## Exercise requirements
Print the listing from its top line through the line containing "const binCenters: number[]", nothing more, and leave out the pictures.

## Data extract
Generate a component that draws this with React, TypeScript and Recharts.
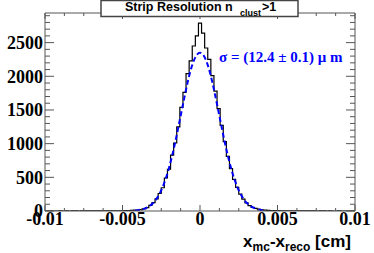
import React from 'react';
import { LineChart, Line, XAxis, YAxis } from 'recharts';

// Histogram bin centres (cm): -0.01 .. 0.01, bin width 0.0002
const binCenters: number[] = Array.from({ length: 101 }, (_, i) => Math.round((-0.01 + i * 0.0002) * 1e6) / 1e6);

// Histogram counts per bin
const counts: number[] = [
  0, 0, 1, 0, 0, 1, 0, 1, 0, 1, 1, 0, 1, 1, 1, 2, 1, 2, 2, 2, 3, 2, 3, 3, 4,
  4, 5, 7, 9, 12,
  15, 22, 33, 50, 85, 125, 180, 260, 345, 490,
  620, 830, 1010, 1250, 1540, 1760, 2040, 2230, 2450, 2600,
  2790,
  2640, 2420, 2250, 2010, 1780, 1520, 1270, 1030, 810, 630,
  470, 350, 250, 175, 120, 80, 55, 38, 25, 18,
  12, 9, 7, 5, 5,
  4, 3, 3, 2, 3, 2, 2, 1, 2, 1, 1, 1, 0, 1, 1, 0, 1, 0, 0, 1, 0, 0, 0, 1, 0,
];

// Gaussian fit curve values, null outside fit range
const fitLeft: number[] = [8, 13, 21, 35, 55, 84, 125, 183, 260, 360, 486, 639, 818, 1020, 1241, 1469, 1695, 1908, 2092, 2231, 2320];
const fitPeak: number[] = [2350];
const fitRight: number[] = [2320, 2231, 2092, 1908, 1695, 1469, 1241, 1020, 818, 639, 486, 360, 260, 183, 125, 84, 55, 35, 21, 13, 8];
const fitNullsLeft: null[] = new Array(29).fill(null);
const fitNullsRight: null[] = new Array(29).fill(null);
const fitValues: (number | null)[] = [...fitNullsLeft, ...fitLeft, ...fitPeak, ...fitRight, ...fitNullsRight];

const xTicks: number[] = [-0.01, -0.00875, -0.0075, -0.00625, -0.005, -0.00375, -0.0025, -0.00125, 0, 0.00125, 0.0025, 0.00375, 0.005, 0.00625, 0.0075, 0.00875, 0.01];
const xMajor: number[] = [-0.01, -0.005, 0, 0.005, 0.01];
const xMajorLabels: string[] = ['-0.01', '-0.005', '0', '0.005', '0.01'];
const yTicks: number[] = Array.from({ length: 30 }, (_, i) => i * 100);
const yMajor: number[] = [0, 500, 1000, 1500, 2000, 2500];
const yMajorLabels: string[] = ['0', '500', '1000', '1500', '2000', '2500'];

const data = binCenters.map((x, i) => ({ x, h: counts[i], f: fitValues[i] }));

const AXIS = '#555';
const SERIF = '"Liberation Serif", "Times New Roman", serif';
const SANS = '"Liberation Sans", Arial, sans-serif';

const majorIndex = (arr: number[], v: number) => arr.findIndex((m) => Math.abs(m - v) < 1e-9);

const BottomTick = (props: any) => {
  const { x, y, payload } = props;
  const mi = majorIndex(xMajor, payload.value);
  const len = mi >= 0 ? 6 : 3;
  return (
    <g>
      <line x1={x} x2={x} y1={y} y2={y - len} stroke={AXIS} strokeWidth={1} />
      {mi >= 0 && (
        <text x={x} y={y + 14} textAnchor="middle" fontFamily={SERIF} fontWeight="bold" fontSize={18} fill="#000">
          {xMajorLabels[mi]}
        </text>
      )}
    </g>
  );
};

const TopTick = (props: any) => {
  const { x, y, payload } = props;
  const mi = majorIndex(xMajor, payload.value);
  const len = mi >= 0 ? 6 : 3;
  return <line x1={x} x2={x} y1={y} y2={y + len} stroke={AXIS} strokeWidth={1} />;
};

const LeftTick = (props: any) => {
  const { x, y, payload } = props;
  const mi = majorIndex(yMajor, payload.value);
  const len = mi >= 0 ? 9 : 5;
  return (
    <g>
      <line x1={x} x2={x + len} y1={y} y2={y} stroke={AXIS} strokeWidth={1} />
      {mi >= 0 && (
        <text x={x - 2} y={y} dy="0.35em" textAnchor="end" fontFamily={SERIF} fontWeight="bold" fontSize={18} fill="#000">
          {yMajorLabels[mi]}
        </text>
      )}
    </g>
  );
};

const RightTick = (props: any) => {
  const { x, y, payload } = props;
  const mi = majorIndex(yMajor, payload.value);
  const len = mi >= 0 ? 9 : 5;
  return <line x1={x} x2={x - len} y1={y} y2={y} stroke={AXIS} strokeWidth={1} />;
};

export default function App() {
  return (
    <div style={{ position: 'absolute', left: 0, top: 0, width: 374, height: 253, background: '#fff' }}>
      <LineChart width={374} height={253} data={data} margin={{ top: 12, right: 0, bottom: 12, left: 0 }}>
        <XAxis
          xAxisId="b"
          dataKey="x"
          type="number"
          domain={[-0.01, 0.01]}
          ticks={xTicks}
          interval={0}
          height={30}
          tickSize={0}
          tickMargin={0}
          tickLine={false}
          axisLine={{ stroke: AXIS }}
          tick={<BottomTick />}
          allowDataOverflow
        />
        <XAxis
          xAxisId="t"
          orientation="top"
          dataKey="x"
          type="number"
          domain={[-0.01, 0.01]}
          ticks={xTicks}
          interval={0}
          height={1}
          tickSize={0}
          tickMargin={0}
          tickLine={false}
          axisLine={{ stroke: AXIS }}
          tick={<TopTick />}
          allowDataOverflow
        />
        <YAxis
          yAxisId="l"
          type="number"
          domain={[0, 2940]}
          ticks={yTicks}
          interval={0}
          width={45}
          tickSize={0}
          tickMargin={0}
          tickLine={false}
          axisLine={{ stroke: AXIS }}
          tick={<LeftTick />}
          allowDataOverflow
        />
        <YAxis
          yAxisId="r"
          orientation="right"
          type="number"
          domain={[0, 2940]}
          ticks={yTicks}
          interval={0}
          width={19}
          tickSize={0}
          tickMargin={0}
          tickLine={false}
          axisLine={{ stroke: AXIS }}
          tick={<RightTick />}
          allowDataOverflow
        />
        <Line xAxisId="t" yAxisId="r" dataKey="h" stroke="none" dot={false} activeDot={false} isAnimationActive={false} />
        <Line
          xAxisId="b"
          yAxisId="l"
          dataKey="h"
          type="step"
          stroke="#000"
          strokeWidth={1.2}
          dot={false}
          activeDot={false}
          isAnimationActive={false}
        />
        <Line
          xAxisId="b"
          yAxisId="l"
          dataKey="f"
          type="monotone"
          stroke="#0000ff"
          strokeWidth={2}
          strokeDasharray="5 3"
          dot={false}
          activeDot={false}
          connectNulls={false}
          isAnimationActive={false}
        />
      </LineChart>
      <svg width={374} height={253} style={{ position: 'absolute', left: 0, top: 0, pointerEvents: 'none' }}>
        <rect x={101} y={0.5} width={197} height={16} fill="#fff" stroke="#444" strokeWidth={1.5} />
        <text x={125} y={11} fontFamily={SANS} fontWeight="bold" fontSize={12.5} fill="#000">
          Strip Resolution n
        </text>
        <text x={240} y={16} fontFamily={SANS} fontWeight="bold" fontSize={9} fill="#000">
          clust
        </text>
        <text x={262} y={11} fontFamily={SANS} fontWeight="bold" fontSize={12.5} fill="#000">
          &gt;1
        </text>
        <text x={219} y={61.5} fontFamily={SERIF} fontWeight="bold" fontSize={15} fill="#0000ff">
          σ = (12.4 ± 0.1) μ m
        </text>
        <text x={351} y={247} textAnchor="end" fontFamily={SANS} fontWeight="bold" fontSize={17} fill="#000">
          <tspan>x</tspan>
          <tspan fontSize={12} dy={4}>mc</tspan>
          <tspan dy={-4}>-x</tspan>
          <tspan fontSize={12} dy={4}>reco</tspan>
          <tspan dy={-4}> [cm]</tspan>
        </text>
      </svg>
    </div>
  );
}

## Written answer
Generate a component that draws this with React, TypeScript and Recharts.
import React from 'react';
import { LineChart, Line, XAxis, YAxis } from 'recharts';

// Histogram bin centres (cm): -0.01 .. 0.01, bin width 0.0002
const binCenters: number[] = Array.from({ length: 101 }, (_, i) => Math.round((-0.01 + i * 0.0002) * 1e6) / 1e6);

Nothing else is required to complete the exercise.